**** DATASET CONTENT ****

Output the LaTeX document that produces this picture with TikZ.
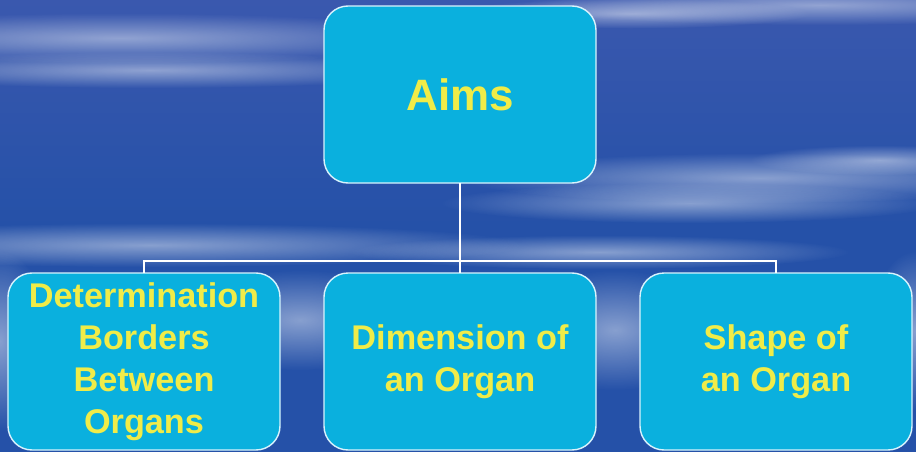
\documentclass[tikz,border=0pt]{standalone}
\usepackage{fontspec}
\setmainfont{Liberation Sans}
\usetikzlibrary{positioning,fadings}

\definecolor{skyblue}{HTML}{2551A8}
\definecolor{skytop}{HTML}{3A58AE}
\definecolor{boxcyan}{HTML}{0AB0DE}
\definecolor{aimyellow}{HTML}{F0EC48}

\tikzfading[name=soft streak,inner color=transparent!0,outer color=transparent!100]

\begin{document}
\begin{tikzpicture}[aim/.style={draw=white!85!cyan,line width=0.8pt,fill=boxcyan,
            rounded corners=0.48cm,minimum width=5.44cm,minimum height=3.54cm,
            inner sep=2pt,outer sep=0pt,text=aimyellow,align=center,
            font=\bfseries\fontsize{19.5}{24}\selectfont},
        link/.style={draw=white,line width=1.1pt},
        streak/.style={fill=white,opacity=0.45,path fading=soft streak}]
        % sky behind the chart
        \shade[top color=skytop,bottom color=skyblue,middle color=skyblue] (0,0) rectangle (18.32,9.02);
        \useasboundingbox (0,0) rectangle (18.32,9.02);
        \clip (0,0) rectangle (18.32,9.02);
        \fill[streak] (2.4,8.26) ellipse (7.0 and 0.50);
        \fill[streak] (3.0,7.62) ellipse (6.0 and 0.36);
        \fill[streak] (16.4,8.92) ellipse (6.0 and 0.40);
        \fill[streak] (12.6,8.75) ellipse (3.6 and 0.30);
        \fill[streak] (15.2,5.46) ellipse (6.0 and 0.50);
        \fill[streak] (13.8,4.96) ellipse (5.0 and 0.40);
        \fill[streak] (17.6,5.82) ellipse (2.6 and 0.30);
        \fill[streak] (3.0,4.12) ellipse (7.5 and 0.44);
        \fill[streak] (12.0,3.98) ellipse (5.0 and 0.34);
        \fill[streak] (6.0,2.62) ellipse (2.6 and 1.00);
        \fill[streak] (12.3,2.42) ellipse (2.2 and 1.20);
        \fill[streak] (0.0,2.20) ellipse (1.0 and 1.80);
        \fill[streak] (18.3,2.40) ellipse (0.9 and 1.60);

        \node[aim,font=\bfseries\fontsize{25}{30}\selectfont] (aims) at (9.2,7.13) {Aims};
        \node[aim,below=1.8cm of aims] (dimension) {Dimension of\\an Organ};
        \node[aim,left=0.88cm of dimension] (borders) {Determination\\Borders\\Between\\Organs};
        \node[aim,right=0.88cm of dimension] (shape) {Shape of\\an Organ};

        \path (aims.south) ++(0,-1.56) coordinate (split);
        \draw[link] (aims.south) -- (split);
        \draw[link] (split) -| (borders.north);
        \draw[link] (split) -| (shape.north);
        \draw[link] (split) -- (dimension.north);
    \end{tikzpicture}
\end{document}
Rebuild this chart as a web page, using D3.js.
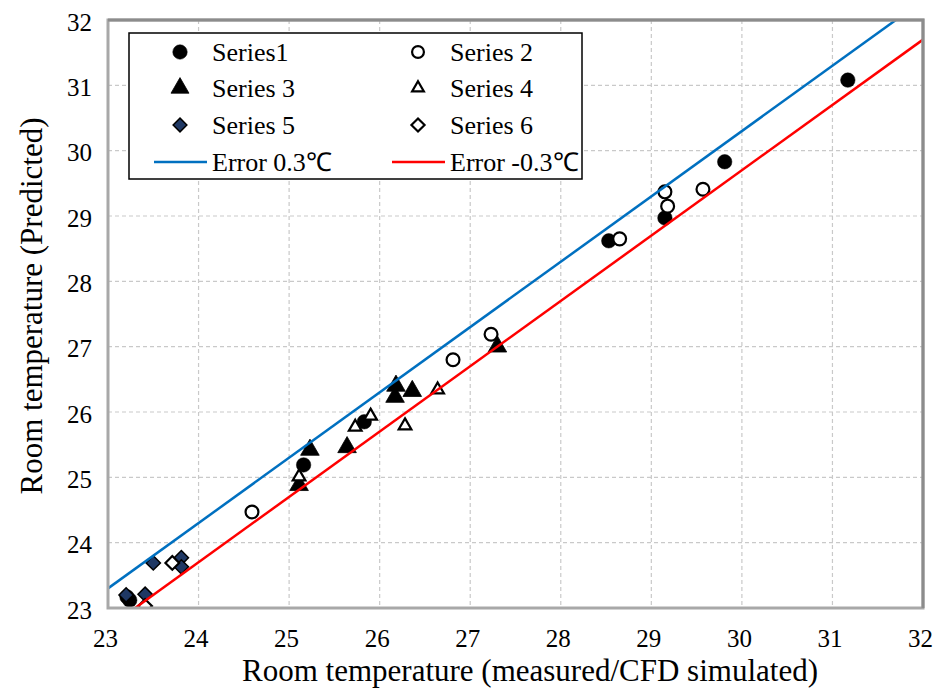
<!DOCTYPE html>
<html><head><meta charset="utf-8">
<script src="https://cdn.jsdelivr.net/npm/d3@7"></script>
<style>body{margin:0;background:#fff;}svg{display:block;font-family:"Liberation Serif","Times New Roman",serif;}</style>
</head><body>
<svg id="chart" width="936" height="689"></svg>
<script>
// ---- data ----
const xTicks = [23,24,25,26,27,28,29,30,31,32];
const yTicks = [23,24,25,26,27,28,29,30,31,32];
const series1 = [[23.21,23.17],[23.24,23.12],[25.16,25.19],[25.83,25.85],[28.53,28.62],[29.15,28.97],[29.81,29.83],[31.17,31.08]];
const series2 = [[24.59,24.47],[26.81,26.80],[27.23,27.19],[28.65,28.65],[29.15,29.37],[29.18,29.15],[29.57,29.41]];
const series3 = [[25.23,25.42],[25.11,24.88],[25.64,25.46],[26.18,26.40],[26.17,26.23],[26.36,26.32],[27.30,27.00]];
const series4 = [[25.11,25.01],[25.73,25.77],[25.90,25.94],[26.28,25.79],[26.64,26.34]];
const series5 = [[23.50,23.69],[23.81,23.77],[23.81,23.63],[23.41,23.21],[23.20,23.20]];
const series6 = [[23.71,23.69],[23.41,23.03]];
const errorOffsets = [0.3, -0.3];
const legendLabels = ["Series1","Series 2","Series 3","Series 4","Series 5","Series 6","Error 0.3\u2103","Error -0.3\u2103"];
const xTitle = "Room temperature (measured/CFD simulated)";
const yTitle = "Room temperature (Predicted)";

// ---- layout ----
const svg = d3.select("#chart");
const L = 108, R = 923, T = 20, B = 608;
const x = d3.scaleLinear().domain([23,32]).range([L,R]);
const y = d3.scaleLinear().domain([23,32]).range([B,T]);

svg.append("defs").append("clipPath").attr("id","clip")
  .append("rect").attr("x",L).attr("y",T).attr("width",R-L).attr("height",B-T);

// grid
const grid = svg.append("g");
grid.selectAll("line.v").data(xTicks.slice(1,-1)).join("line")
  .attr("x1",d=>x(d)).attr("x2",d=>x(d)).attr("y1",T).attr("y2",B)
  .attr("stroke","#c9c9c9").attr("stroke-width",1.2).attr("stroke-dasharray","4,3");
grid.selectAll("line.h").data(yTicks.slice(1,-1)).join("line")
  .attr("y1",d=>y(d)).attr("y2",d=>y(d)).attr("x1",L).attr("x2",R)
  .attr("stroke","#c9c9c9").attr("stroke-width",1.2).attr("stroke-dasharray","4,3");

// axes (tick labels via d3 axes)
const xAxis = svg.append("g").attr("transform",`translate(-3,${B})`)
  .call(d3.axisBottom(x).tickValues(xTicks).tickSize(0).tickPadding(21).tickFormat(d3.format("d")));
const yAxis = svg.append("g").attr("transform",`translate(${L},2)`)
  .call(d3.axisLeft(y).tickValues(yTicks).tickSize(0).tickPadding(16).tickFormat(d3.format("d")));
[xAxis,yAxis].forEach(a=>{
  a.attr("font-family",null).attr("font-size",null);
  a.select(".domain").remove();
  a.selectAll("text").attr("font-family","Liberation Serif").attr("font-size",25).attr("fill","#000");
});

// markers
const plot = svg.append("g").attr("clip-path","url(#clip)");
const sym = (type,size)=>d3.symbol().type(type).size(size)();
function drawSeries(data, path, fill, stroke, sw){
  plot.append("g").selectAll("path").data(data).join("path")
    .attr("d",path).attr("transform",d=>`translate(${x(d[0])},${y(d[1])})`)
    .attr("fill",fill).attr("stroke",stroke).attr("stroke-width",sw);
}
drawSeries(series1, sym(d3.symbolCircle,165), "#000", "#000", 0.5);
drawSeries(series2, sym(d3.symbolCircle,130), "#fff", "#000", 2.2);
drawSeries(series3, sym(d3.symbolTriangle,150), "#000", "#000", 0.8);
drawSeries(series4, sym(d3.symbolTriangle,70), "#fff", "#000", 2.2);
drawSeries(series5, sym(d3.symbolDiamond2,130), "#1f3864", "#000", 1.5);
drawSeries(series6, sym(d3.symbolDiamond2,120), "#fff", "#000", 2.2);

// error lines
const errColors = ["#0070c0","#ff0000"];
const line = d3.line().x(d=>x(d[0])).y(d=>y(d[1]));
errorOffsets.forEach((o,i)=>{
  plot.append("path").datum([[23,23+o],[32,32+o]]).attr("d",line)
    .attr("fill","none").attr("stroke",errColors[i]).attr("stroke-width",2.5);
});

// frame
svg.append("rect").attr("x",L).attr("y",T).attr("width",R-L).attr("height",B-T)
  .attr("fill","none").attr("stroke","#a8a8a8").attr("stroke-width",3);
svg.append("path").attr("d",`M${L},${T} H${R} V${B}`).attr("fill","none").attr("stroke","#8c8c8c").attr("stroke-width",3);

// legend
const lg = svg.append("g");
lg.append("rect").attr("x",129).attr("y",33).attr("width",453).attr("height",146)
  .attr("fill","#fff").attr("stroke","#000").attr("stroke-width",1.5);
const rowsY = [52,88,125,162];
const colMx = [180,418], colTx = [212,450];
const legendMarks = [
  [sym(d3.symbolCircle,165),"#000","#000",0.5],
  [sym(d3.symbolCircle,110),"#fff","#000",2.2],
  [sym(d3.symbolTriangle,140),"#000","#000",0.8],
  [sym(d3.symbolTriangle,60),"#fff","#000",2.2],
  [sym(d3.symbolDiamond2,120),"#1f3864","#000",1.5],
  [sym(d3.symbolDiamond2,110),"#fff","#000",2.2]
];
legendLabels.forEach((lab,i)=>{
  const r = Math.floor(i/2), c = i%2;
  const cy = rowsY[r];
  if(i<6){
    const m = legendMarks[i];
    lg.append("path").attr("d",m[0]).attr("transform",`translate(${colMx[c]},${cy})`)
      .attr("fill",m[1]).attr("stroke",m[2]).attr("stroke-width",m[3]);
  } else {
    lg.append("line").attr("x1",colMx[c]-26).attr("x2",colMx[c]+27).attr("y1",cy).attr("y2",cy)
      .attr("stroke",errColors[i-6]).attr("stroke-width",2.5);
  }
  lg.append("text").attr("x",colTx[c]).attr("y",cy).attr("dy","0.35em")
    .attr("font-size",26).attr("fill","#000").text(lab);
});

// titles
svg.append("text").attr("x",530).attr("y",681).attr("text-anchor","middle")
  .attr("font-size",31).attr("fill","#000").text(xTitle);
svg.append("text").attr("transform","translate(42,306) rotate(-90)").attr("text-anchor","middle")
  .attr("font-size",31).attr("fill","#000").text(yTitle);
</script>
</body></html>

****

### [WHAT THE TASK ASKS]
Looking at the data above, show all lines where the word "this" occurs.

### [SOLVED PROBLEM]
Output the LaTeX document that produces this picture with TikZ.
Rebuild this chart as a web page, using D3.js.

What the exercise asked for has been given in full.